→ Requirement: Everything in the listing except the pictures should be written out exactly.

[START]

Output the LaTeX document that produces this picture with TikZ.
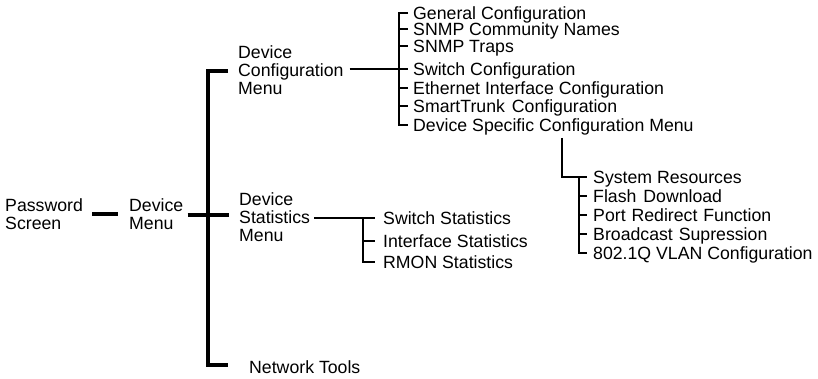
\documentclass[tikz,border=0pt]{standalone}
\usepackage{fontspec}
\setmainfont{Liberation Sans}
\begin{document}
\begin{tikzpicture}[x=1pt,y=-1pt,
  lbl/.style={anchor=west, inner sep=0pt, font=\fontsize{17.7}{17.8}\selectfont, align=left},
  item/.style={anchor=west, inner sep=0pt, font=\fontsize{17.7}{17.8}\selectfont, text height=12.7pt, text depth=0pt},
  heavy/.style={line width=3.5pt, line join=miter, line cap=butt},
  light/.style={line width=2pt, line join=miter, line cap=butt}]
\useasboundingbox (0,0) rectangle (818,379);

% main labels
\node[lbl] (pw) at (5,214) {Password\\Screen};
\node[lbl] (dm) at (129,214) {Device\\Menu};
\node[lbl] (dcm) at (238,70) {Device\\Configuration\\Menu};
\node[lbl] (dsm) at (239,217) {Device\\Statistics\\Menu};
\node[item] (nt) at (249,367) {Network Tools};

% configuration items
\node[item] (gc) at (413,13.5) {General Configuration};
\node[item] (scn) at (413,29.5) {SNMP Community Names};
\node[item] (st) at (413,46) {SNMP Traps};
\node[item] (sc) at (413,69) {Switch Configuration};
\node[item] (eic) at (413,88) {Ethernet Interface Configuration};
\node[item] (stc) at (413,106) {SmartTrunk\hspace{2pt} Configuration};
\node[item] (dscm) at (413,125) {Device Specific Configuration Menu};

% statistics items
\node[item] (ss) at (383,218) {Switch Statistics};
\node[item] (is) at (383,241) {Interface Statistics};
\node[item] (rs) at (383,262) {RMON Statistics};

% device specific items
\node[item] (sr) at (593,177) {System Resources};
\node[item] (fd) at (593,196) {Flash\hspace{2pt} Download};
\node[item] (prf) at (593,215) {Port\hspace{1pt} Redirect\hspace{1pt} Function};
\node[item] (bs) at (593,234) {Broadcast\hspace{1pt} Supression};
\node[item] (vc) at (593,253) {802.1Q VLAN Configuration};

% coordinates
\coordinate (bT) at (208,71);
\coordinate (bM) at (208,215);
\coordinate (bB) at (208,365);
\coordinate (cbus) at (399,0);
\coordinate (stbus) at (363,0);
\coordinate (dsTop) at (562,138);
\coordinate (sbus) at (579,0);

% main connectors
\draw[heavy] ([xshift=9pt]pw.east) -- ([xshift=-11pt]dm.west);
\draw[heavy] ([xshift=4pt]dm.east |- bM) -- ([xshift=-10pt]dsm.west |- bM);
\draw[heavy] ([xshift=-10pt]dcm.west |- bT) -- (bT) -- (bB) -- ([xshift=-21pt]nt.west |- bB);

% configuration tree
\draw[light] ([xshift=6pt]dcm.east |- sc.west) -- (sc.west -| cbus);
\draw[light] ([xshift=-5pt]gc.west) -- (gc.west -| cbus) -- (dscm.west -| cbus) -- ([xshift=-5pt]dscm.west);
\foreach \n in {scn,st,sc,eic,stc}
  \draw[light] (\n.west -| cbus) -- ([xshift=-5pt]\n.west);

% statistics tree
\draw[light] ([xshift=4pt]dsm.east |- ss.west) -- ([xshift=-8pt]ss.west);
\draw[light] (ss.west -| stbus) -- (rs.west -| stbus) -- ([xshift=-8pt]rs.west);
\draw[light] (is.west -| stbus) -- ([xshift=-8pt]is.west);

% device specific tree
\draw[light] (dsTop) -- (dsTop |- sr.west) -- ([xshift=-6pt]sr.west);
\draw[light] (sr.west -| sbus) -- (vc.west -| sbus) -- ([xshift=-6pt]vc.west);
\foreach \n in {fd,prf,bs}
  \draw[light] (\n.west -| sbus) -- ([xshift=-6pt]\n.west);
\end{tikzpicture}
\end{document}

[END]

→ Complete response:
Output the LaTeX document that produces this picture with TikZ.
\documentclass[tikz,border=0pt]{standalone}
\usepackage{fontspec}
\setmainfont{Liberation Sans}
\begin{document}
\begin{tikzpicture}[x=1pt,y=-1pt,
  lbl/.style={anchor=west, inner sep=0pt, font=\fontsize{17.7}{17.8}\selectfont, align=left},
  item/.style={anchor=west, inner sep=0pt, font=\fontsize{17.7}{17.8}\selectfont, text height=12.7pt, text depth=0pt},
  heavy/.style={line width=3.5pt, line join=miter, line cap=butt},
  light/.style={line width=2pt, line join=miter, line cap=butt}]
\useasboundingbox (0,0) rectangle (818,379);

% main labels
\node[lbl] (pw) at (5,214) {Password\\Screen};
\node[lbl] (dm) at (129,214) {Device\\Menu};
\node[lbl] (dcm) at (238,70) {Device\\Configuration\\Menu};
\node[lbl] (dsm) at (239,217) {Device\\Statistics\\Menu};
\node[item] (nt) at (249,367) {Network Tools};

% configuration items
\node[item] (gc) at (413,13.5) {General Configuration};
\node[item] (scn) at (413,29.5) {SNMP Community Names};
\node[item] (st) at (413,46) {SNMP Traps};
\node[item] (sc) at (413,69) {Switch Configuration};
\node[item] (eic) at (413,88) {Ethernet Interface Configuration};
\node[item] (stc) at (413,106) {SmartTrunk\hspace{2pt} Configuration};
\node[item] (dscm) at (413,125) {Device Specific Configuration Menu};

% statistics items
\node[item] (ss) at (383,218) {Switch Statistics};
\node[item] (is) at (383,241) {Interface Statistics};
\node[item] (rs) at (383,262) {RMON Statistics};

% device specific items
\node[item] (sr) at (593,177) {System Resources};
\node[item] (fd) at (593,196) {Flash\hspace{2pt} Download};
\node[item] (prf) at (593,215) {Port\hspace{1pt} Redirect\hspace{1pt} Function};
\node[item] (bs) at (593,234) {Broadcast\hspace{1pt} Supression};
\node[item] (vc) at (593,253) {802.1Q VLAN Configuration};

% coordinates
\coordinate (bT) at (208,71);
\coordinate (bM) at (208,215);
\coordinate (bB) at (208,365);
\coordinate (cbus) at (399,0);
\coordinate (stbus) at (363,0);
\coordinate (dsTop) at (562,138);
\coordinate (sbus) at (579,0);

% main connectors
\draw[heavy] ([xshift=9pt]pw.east) -- ([xshift=-11pt]dm.west);
\draw[heavy] ([xshift=4pt]dm.east |- bM) -- ([xshift=-10pt]dsm.west |- bM);
\draw[heavy] ([xshift=-10pt]dcm.west |- bT) -- (bT) -- (bB) -- ([xshift=-21pt]nt.west |- bB);

% configuration tree
\draw[light] ([xshift=6pt]dcm.east |- sc.west) -- (sc.west -| cbus);
\draw[light] ([xshift=-5pt]gc.west) -- (gc.west -| cbus) -- (dscm.west -| cbus) -- ([xshift=-5pt]dscm.west);
\foreach \n in {scn,st,sc,eic,stc}
  \draw[light] (\n.west -| cbus) -- ([xshift=-5pt]\n.west);

% statistics tree
\draw[light] ([xshift=4pt]dsm.east |- ss.west) -- ([xshift=-8pt]ss.west);
\draw[light] (ss.west -| stbus) -- (rs.west -| stbus) -- ([xshift=-8pt]rs.west);
\draw[light] (is.west -| stbus) -- ([xshift=-8pt]is.west);

% device specific tree
\draw[light] (dsTop) -- (dsTop |- sr.west) -- ([xshift=-6pt]sr.west);
\draw[light] (sr.west -| sbus) -- (vc.west -| sbus) -- ([xshift=-6pt]vc.west);
\foreach \n in {fd,prf,bs}
  \draw[light] (\n.west -| sbus) -- ([xshift=-6pt]\n.west);
\end{tikzpicture}
\end{document}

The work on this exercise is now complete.